* [DATASET ENTRIES]:
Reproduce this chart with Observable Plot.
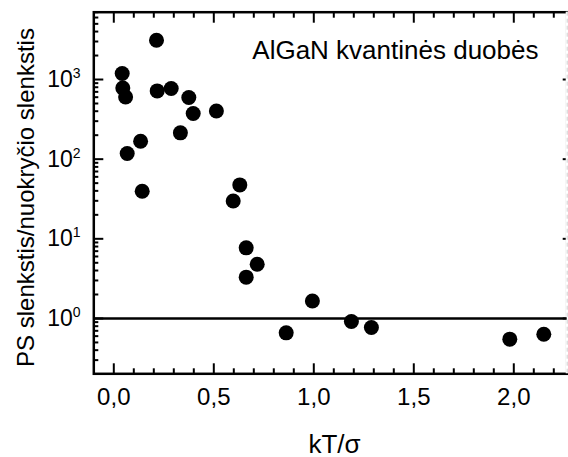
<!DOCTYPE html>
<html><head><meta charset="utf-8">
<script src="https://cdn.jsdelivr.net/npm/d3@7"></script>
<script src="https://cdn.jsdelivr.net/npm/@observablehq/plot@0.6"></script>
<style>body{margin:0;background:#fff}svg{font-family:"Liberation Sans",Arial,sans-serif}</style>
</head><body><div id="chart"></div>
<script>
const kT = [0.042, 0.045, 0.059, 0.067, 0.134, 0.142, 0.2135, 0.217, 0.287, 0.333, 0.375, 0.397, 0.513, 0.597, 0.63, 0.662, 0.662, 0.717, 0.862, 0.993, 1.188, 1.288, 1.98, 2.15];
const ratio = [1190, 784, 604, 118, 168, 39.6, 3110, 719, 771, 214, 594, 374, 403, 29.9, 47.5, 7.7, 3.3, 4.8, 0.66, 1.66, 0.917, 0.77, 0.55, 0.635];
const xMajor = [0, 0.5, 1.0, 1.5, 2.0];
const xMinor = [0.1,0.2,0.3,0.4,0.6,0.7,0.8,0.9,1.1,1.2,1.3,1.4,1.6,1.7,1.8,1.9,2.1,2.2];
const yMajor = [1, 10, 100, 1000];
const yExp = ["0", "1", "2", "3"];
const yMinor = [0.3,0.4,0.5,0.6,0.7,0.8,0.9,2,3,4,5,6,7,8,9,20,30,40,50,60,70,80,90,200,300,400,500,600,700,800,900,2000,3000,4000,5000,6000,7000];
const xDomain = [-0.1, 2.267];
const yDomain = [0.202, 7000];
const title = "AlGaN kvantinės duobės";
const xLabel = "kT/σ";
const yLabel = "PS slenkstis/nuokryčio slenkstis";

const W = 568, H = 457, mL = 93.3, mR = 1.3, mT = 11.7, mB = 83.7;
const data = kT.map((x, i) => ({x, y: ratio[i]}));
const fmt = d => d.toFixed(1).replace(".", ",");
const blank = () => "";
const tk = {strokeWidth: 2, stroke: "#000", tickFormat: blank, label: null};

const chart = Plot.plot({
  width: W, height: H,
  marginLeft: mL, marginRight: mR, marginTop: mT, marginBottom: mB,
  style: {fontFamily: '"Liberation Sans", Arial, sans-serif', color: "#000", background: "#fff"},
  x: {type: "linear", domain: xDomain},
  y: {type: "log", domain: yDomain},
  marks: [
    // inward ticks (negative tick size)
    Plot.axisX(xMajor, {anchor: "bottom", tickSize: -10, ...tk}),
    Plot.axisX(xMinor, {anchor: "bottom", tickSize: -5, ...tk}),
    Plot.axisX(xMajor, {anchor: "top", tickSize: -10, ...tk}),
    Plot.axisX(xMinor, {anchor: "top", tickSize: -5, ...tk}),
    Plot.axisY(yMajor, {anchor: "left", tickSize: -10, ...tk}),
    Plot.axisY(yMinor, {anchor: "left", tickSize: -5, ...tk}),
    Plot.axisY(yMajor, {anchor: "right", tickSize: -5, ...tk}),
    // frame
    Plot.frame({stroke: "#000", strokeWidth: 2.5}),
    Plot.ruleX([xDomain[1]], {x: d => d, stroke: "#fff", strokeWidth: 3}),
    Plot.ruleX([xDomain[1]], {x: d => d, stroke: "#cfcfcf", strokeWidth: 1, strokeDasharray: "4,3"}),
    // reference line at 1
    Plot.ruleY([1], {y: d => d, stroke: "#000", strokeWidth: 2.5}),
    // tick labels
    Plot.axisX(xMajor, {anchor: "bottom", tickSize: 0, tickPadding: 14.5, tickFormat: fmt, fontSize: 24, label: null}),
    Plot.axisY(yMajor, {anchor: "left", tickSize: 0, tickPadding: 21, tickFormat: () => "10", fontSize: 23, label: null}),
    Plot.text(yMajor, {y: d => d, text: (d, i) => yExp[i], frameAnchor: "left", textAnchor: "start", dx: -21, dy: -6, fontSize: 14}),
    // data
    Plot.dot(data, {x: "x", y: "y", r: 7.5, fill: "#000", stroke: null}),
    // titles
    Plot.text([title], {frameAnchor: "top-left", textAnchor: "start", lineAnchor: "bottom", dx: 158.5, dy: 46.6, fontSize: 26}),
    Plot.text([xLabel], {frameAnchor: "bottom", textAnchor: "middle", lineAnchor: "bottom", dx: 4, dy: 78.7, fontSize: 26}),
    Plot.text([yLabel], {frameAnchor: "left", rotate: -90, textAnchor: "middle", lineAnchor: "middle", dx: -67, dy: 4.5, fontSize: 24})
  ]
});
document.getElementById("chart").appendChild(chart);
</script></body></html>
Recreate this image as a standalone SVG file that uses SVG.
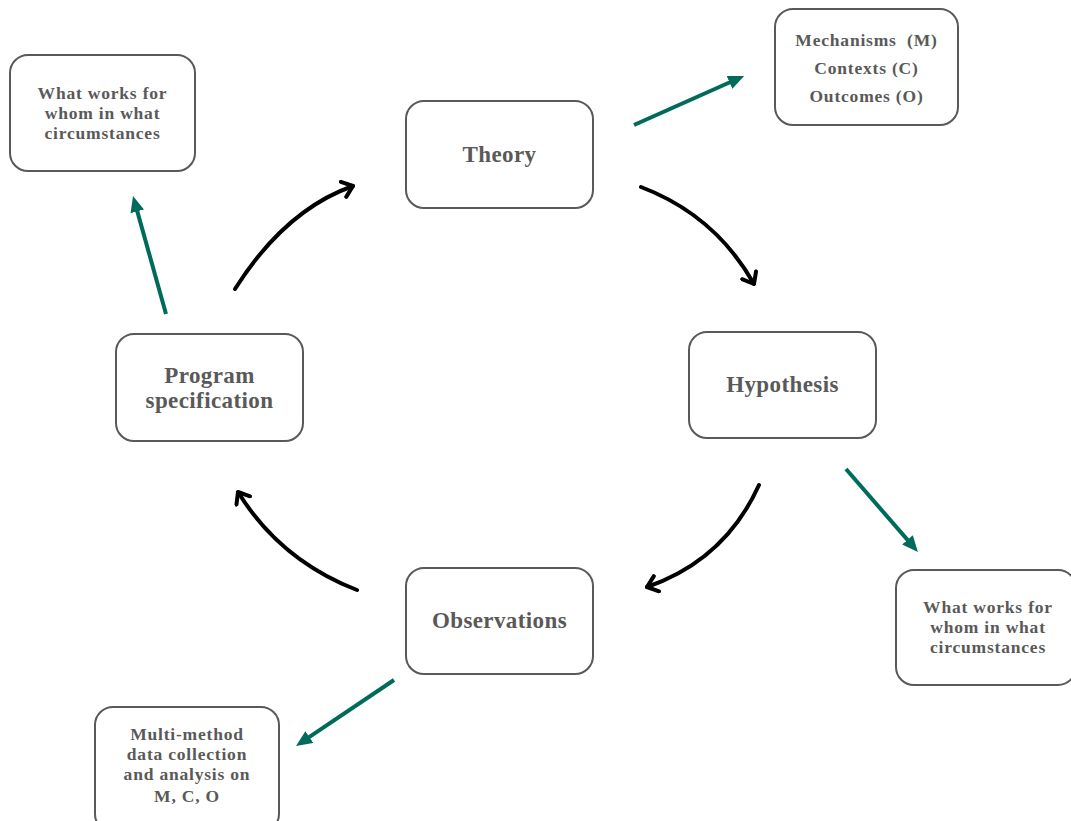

* [THE TASK]:
Every line is to be duplicated exactly, though pictures stay out.

* [SOLUTION]:
Reproduce this chart with Observable Plot.
<!DOCTYPE html>
<html><head><meta charset="utf-8">
<script src="https://cdn.jsdelivr.net/npm/d3@7"></script>
<script src="https://cdn.jsdelivr.net/npm/@observablehq/plot@0.6"></script>
<style>body{margin:0;background:#fff}svg{font-family:"Liberation Sans",Arial,sans-serif}</style>
</head><body><div id="chart"></div>
<script>
const kT = [0.042, 0.045, 0.059, 0.067, 0.134, 0.142, 0.2135, 0.217, 0.287, 0.333, 0.375, 0.397, 0.513, 0.597, 0.63, 0.662, 0.662, 0.717, 0.862, 0.993, 1.188, 1.288, 1.98, 2.15];
const ratio = [1190, 784, 604, 118, 168, 39.6, 3110, 719, 771, 214, 594, 374, 403, 29.9, 47.5, 7.7, 3.3, 4.8, 0.66, 1.66, 0.917, 0.77, 0.55, 0.635];
const xMajor = [0, 0.5, 1.0, 1.5, 2.0];
const xMinor = [0.1,0.2,0.3,0.4,0.6,0.7,0.8,0.9,1.1,1.2,1.3,1.4,1.6,1.7,1.8,1.9,2.1,2.2];
const yMajor = [1, 10, 100, 1000];
const yExp = ["0", "1", "2", "3"];
const yMinor = [0.3,0.4,0.5,0.6,0.7,0.8,0.9,2,3,4,5,6,7,8,9,20,30,40,50,60,70,80,90,200,300,400,500,600,700,800,900,2000,3000,4000,5000,6000,7000];
const xDomain = [-0.1, 2.267];
const yDomain = [0.202, 7000];
const title = "AlGaN kvantinės duobės";
const xLabel = "kT/σ";
const yLabel = "PS slenkstis/nuokryčio slenkstis";

const W = 568, H = 457, mL = 93.3, mR = 1.3, mT = 11.7, mB = 83.7;
const data = kT.map((x, i) => ({x, y: ratio[i]}));
const fmt = d => d.toFixed(1).replace(".", ",");
const blank = () => "";
const tk = {strokeWidth: 2, stroke: "#000", tickFormat: blank, label: null};

const chart = Plot.plot({
  width: W, height: H,
  marginLeft: mL, marginRight: mR, marginTop: mT, marginBottom: mB,
  style: {fontFamily: '"Liberation Sans", Arial, sans-serif', color: "#000", background: "#fff"},
  x: {type: "linear", domain: xDomain},
  y: {type: "log", domain: yDomain},
  marks: [
    // inward ticks (negative tick size)
    Plot.axisX(xMajor, {anchor: "bottom", tickSize: -10, ...tk}),
    Plot.axisX(xMinor, {anchor: "bottom", tickSize: -5, ...tk}),
    Plot.axisX(xMajor, {anchor: "top", tickSize: -10, ...tk}),
    Plot.axisX(xMinor, {anchor: "top", tickSize: -5, ...tk}),
    Plot.axisY(yMajor, {anchor: "left", tickSize: -10, ...tk}),
    Plot.axisY(yMinor, {anchor: "left", tickSize: -5, ...tk}),
    Plot.axisY(yMajor, {anchor: "right", tickSize: -5, ...tk}),
    // frame
    Plot.frame({stroke: "#000", strokeWidth: 2.5}),
    Plot.ruleX([xDomain[1]], {x: d => d, stroke: "#fff", strokeWidth: 3}),
    Plot.ruleX([xDomain[1]], {x: d => d, stroke: "#cfcfcf", strokeWidth: 1, strokeDasharray: "4,3"}),
    // reference line at 1
    Plot.ruleY([1], {y: d => d, stroke: "#000", strokeWidth: 2.5}),
    // tick labels
    Plot.axisX(xMajor, {anchor: "bottom", tickSize: 0, tickPadding: 14.5, tickFormat: fmt, fontSize: 24, label: null}),
    Plot.axisY(yMajor, {anchor: "left", tickSize: 0, tickPadding: 21, tickFormat: () => "10", fontSize: 23, label: null}),
    Plot.text(yMajor, {y: d => d, text: (d, i) => yExp[i], frameAnchor: "left", textAnchor: "start", dx: -21, dy: -6, fontSize: 14}),
    // data
    Plot.dot(data, {x: "x", y: "y", r: 7.5, fill: "#000", stroke: null}),
    // titles
    Plot.text([title], {frameAnchor: "top-left", textAnchor: "start", lineAnchor: "bottom", dx: 158.5, dy: 46.6, fontSize: 26}),
    Plot.text([xLabel], {frameAnchor: "bottom", textAnchor: "middle", lineAnchor: "bottom", dx: 4, dy: 78.7, fontSize: 26}),
    Plot.text([yLabel], {frameAnchor: "left", rotate: -90, textAnchor: "middle", lineAnchor: "middle", dx: -67, dy: 4.5, fontSize: 24})
  ]
});
document.getElementById("chart").appendChild(chart);
</script></body></html>
Recreate this image as a standalone SVG file that uses SVG.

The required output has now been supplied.